Stated task:
Make an exact copy of all the material below, apart from the pictures.

Collected data:
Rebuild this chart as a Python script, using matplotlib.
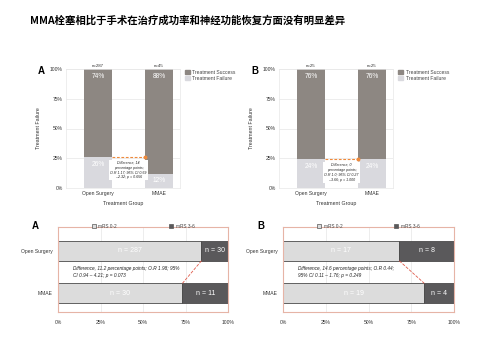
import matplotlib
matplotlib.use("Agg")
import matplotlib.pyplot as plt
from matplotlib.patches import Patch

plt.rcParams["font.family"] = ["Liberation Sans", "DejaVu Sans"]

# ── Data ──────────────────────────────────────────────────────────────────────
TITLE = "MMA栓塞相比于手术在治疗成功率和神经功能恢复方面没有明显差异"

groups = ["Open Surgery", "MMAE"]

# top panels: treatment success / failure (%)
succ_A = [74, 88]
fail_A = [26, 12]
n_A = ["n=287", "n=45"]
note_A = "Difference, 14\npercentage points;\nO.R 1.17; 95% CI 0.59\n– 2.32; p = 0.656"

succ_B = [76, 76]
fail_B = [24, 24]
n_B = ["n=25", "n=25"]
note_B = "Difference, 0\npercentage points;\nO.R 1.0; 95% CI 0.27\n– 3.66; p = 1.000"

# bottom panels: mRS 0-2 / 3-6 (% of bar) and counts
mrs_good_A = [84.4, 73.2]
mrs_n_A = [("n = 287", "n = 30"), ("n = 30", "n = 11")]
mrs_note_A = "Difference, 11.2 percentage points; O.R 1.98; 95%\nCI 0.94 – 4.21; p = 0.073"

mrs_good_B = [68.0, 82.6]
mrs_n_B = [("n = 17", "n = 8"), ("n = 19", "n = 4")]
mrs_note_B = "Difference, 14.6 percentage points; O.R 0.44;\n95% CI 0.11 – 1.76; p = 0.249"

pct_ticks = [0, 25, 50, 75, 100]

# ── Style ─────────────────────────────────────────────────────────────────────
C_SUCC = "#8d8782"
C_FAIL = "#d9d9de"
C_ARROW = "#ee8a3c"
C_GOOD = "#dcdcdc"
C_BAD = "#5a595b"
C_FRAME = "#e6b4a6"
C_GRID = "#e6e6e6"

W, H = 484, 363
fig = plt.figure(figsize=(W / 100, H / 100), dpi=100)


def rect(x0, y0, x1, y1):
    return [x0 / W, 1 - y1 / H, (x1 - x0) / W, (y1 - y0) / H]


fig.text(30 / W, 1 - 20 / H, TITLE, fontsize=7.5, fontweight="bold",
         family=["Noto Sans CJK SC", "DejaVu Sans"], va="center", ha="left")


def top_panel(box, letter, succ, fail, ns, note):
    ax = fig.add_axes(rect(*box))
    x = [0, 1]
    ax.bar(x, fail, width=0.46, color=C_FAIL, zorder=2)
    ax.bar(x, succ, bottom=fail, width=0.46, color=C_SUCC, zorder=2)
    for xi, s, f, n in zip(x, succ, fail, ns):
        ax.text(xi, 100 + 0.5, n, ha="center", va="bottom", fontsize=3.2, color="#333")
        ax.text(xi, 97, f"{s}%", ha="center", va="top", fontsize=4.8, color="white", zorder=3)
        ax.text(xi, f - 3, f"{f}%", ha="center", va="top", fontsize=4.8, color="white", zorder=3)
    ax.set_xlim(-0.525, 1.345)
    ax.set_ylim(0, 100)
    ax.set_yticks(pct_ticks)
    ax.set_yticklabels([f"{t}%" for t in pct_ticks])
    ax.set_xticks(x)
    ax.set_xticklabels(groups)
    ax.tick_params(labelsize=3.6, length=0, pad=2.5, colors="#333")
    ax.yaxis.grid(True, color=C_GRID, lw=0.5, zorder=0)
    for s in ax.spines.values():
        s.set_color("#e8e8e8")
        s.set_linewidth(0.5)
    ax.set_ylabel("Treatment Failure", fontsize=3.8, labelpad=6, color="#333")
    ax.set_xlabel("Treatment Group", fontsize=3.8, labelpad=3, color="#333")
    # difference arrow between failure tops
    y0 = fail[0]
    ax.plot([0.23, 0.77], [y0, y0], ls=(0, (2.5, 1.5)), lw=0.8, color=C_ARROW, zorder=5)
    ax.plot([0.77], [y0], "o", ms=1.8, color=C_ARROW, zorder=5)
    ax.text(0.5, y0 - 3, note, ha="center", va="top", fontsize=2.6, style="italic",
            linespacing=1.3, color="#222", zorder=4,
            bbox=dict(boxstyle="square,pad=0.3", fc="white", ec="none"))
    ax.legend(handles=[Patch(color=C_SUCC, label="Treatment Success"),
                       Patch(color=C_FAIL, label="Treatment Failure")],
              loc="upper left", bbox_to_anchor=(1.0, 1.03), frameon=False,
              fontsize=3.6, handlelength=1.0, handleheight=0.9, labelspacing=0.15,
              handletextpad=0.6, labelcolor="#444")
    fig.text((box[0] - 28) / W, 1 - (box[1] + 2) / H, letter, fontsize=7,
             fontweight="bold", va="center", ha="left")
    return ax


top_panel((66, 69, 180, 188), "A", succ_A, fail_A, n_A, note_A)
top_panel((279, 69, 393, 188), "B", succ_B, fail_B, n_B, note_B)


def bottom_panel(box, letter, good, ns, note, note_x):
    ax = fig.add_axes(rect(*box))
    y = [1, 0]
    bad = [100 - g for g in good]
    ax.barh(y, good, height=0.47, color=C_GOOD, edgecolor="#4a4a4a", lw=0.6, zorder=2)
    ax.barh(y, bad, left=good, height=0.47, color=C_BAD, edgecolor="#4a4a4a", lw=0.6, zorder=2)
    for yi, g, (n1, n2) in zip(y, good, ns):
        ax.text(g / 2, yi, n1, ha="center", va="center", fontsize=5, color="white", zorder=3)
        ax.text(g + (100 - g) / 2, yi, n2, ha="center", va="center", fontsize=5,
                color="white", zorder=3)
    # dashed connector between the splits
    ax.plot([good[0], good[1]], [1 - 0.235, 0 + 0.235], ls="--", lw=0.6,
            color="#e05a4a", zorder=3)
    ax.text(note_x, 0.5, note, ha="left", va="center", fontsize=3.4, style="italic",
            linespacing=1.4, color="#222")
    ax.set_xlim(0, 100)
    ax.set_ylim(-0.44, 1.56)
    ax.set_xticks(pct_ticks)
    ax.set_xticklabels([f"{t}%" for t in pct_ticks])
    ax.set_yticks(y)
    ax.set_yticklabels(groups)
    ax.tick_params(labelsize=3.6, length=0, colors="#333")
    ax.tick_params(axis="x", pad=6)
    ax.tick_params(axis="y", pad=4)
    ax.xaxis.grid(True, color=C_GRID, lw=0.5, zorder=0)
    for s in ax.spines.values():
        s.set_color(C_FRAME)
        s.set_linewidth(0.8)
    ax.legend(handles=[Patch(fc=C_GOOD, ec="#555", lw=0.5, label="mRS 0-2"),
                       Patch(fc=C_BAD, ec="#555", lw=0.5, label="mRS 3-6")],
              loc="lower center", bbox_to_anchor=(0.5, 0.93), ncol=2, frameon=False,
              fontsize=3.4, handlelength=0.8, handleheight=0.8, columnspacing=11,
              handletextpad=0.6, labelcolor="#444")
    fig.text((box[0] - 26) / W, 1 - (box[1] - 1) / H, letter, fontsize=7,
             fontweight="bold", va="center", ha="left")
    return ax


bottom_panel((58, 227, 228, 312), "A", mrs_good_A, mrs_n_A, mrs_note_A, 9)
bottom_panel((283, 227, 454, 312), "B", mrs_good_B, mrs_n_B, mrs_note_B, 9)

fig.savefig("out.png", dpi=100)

Task answer:
Rebuild this chart as a Python script, using matplotlib.
import matplotlib
matplotlib.use("Agg")
import matplotlib.pyplot as plt
from matplotlib.patches import Patch

plt.rcParams["font.family"] = ["Liberation Sans", "DejaVu Sans"]

# ── Data ──────────────────────────────────────────────────────────────────────
TITLE = "MMA栓塞相比于手术在治疗成功率和神经功能恢复方面没有明显差异"

groups = ["Open Surgery", "MMAE"]

# top panels: treatment success / failure (%)
succ_A = [74, 88]
fail_A = [26, 12]
n_A = ["n=287", "n=45"]
note_A = "Difference, 14\npercentage points;\nO.R 1.17; 95% CI 0.59\n– 2.32; p = 0.656"

succ_B = [76, 76]
fail_B = [24, 24]
n_B = ["n=25", "n=25"]
note_B = "Difference, 0\npercentage points;\nO.R 1.0; 95% CI 0.27\n– 3.66; p = 1.000"

# bottom panels: mRS 0-2 / 3-6 (% of bar) and counts
mrs_good_A = [84.4, 73.2]
mrs_n_A = [("n = 287", "n = 30"), ("n = 30", "n = 11")]
mrs_note_A = "Difference, 11.2 percentage points; O.R 1.98; 95%\nCI 0.94 – 4.21; p = 0.073"

mrs_good_B = [68.0, 82.6]
mrs_n_B = [("n = 17", "n = 8"), ("n = 19", "n = 4")]
mrs_note_B = "Difference, 14.6 percentage points; O.R 0.44;\n95% CI 0.11 – 1.76; p = 0.249"

pct_ticks = [0, 25, 50, 75, 100]

# ── Style ─────────────────────────────────────────────────────────────────────
C_SUCC = "#8d8782"
C_FAIL = "#d9d9de"
C_ARROW = "#ee8a3c"
C_GOOD = "#dcdcdc"
C_BAD = "#5a595b"
C_FRAME = "#e6b4a6"
C_GRID = "#e6e6e6"

W, H = 484, 363
fig = plt.figure(figsize=(W / 100, H / 100), dpi=100)


def rect(x0, y0, x1, y1):
    return [x0 / W, 1 - y1 / H, (x1 - x0) / W, (y1 - y0) / H]


fig.text(30 / W, 1 - 20 / H, TITLE, fontsize=7.5, fontweight="bold",
         family=["Noto Sans CJK SC", "DejaVu Sans"], va="center", ha="left")


def top_panel(box, letter, succ, fail, ns, note):
    ax = fig.add_axes(rect(*box))
    x = [0, 1]
    ax.bar(x, fail, width=0.46, color=C_FAIL, zorder=2)
    ax.bar(x, succ, bottom=fail, width=0.46, color=C_SUCC, zorder=2)
    for xi, s, f, n in zip(x, succ, fail, ns):
        ax.text(xi, 100 + 0.5, n, ha="center", va="bottom", fontsize=3.2, color="#333")
        ax.text(xi, 97, f"{s}%", ha="center", va="top", fontsize=4.8, color="white", zorder=3)
        ax.text(xi, f - 3, f"{f}%", ha="center", va="top", fontsize=4.8, color="white", zorder=3)
    ax.set_xlim(-0.525, 1.345)
    ax.set_ylim(0, 100)
    ax.set_yticks(pct_ticks)
    ax.set_yticklabels([f"{t}%" for t in pct_ticks])
    ax.set_xticks(x)
    ax.set_xticklabels(groups)
    ax.tick_params(labelsize=3.6, length=0, pad=2.5, colors="#333")
    ax.yaxis.grid(True, color=C_GRID, lw=0.5, zorder=0)
    for s in ax.spines.values():
        s.set_color("#e8e8e8")
        s.set_linewidth(0.5)
    ax.set_ylabel("Treatment Failure", fontsize=3.8, labelpad=6, color="#333")
    ax.set_xlabel("Treatment Group", fontsize=3.8, labelpad=3, color="#333")
    # difference arrow between failure tops
    y0 = fail[0]
    ax.plot([0.23, 0.77], [y0, y0], ls=(0, (2.5, 1.5)), lw=0.8, color=C_ARROW, zorder=5)
    ax.plot([0.77], [y0], "o", ms=1.8, color=C_ARROW, zorder=5)
    ax.text(0.5, y0 - 3, note, ha="center", va="top", fontsize=2.6, style="italic",
            linespacing=1.3, color="#222", zorder=4,
            bbox=dict(boxstyle="square,pad=0.3", fc="white", ec="none"))
    ax.legend(handles=[Patch(color=C_SUCC, label="Treatment Success"),
                       Patch(color=C_FAIL, label="Treatment Failure")],
              loc="upper left", bbox_to_anchor=(1.0, 1.03), frameon=False,
              fontsize=3.6, handlelength=1.0, handleheight=0.9, labelspacing=0.15,
              handletextpad=0.6, labelcolor="#444")
    fig.text((box[0] - 28) / W, 1 - (box[1] + 2) / H, letter, fontsize=7,
             fontweight="bold", va="center", ha="left")
    return ax


top_panel((66, 69, 180, 188), "A", succ_A, fail_A, n_A, note_A)
top_panel((279, 69, 393, 188), "B", succ_B, fail_B, n_B, note_B)


def bottom_panel(box, letter, good, ns, note, note_x):
    ax = fig.add_axes(rect(*box))
    y = [1, 0]
    bad = [100 - g for g in good]
    ax.barh(y, good, height=0.47, color=C_GOOD, edgecolor="#4a4a4a", lw=0.6, zorder=2)
    ax.barh(y, bad, left=good, height=0.47, color=C_BAD, edgecolor="#4a4a4a", lw=0.6, zorder=2)
    for yi, g, (n1, n2) in zip(y, good, ns):
        ax.text(g / 2, yi, n1, ha="center", va="center", fontsize=5, color="white", zorder=3)
        ax.text(g + (100 - g) / 2, yi, n2, ha="center", va="center", fontsize=5,
                color="white", zorder=3)
    # dashed connector between the splits
    ax.plot([good[0], good[1]], [1 - 0.235, 0 + 0.235], ls="--", lw=0.6,
            color="#e05a4a", zorder=3)
    ax.text(note_x, 0.5, note, ha="left", va="center", fontsize=3.4, style="italic",
            linespacing=1.4, color="#222")
    ax.set_xlim(0, 100)
    ax.set_ylim(-0.44, 1.56)
    ax.set_xticks(pct_ticks)
    ax.set_xticklabels([f"{t}%" for t in pct_ticks])
    ax.set_yticks(y)
    ax.set_yticklabels(groups)
    ax.tick_params(labelsize=3.6, length=0, colors="#333")
    ax.tick_params(axis="x", pad=6)
    ax.tick_params(axis="y", pad=4)
    ax.xaxis.grid(True, color=C_GRID, lw=0.5, zorder=0)
    for s in ax.spines.values():
        s.set_color(C_FRAME)
        s.set_linewidth(0.8)
    ax.legend(handles=[Patch(fc=C_GOOD, ec="#555", lw=0.5, label="mRS 0-2"),
                       Patch(fc=C_BAD, ec="#555", lw=0.5, label="mRS 3-6")],
              loc="lower center", bbox_to_anchor=(0.5, 0.93), ncol=2, frameon=False,
              fontsize=3.4, handlelength=0.8, handleheight=0.8, columnspacing=11,
              handletextpad=0.6, labelcolor="#444")
    fig.text((box[0] - 26) / W, 1 - (box[1] - 1) / H, letter, fontsize=7,
             fontweight="bold", va="center", ha="left")
    return ax


bottom_panel((58, 227, 228, 312), "A", mrs_good_A, mrs_n_A, mrs_note_A, 9)
bottom_panel((283, 227, 454, 312), "B", mrs_good_B, mrs_n_B, mrs_note_B, 9)

fig.savefig("out.png", dpi=100)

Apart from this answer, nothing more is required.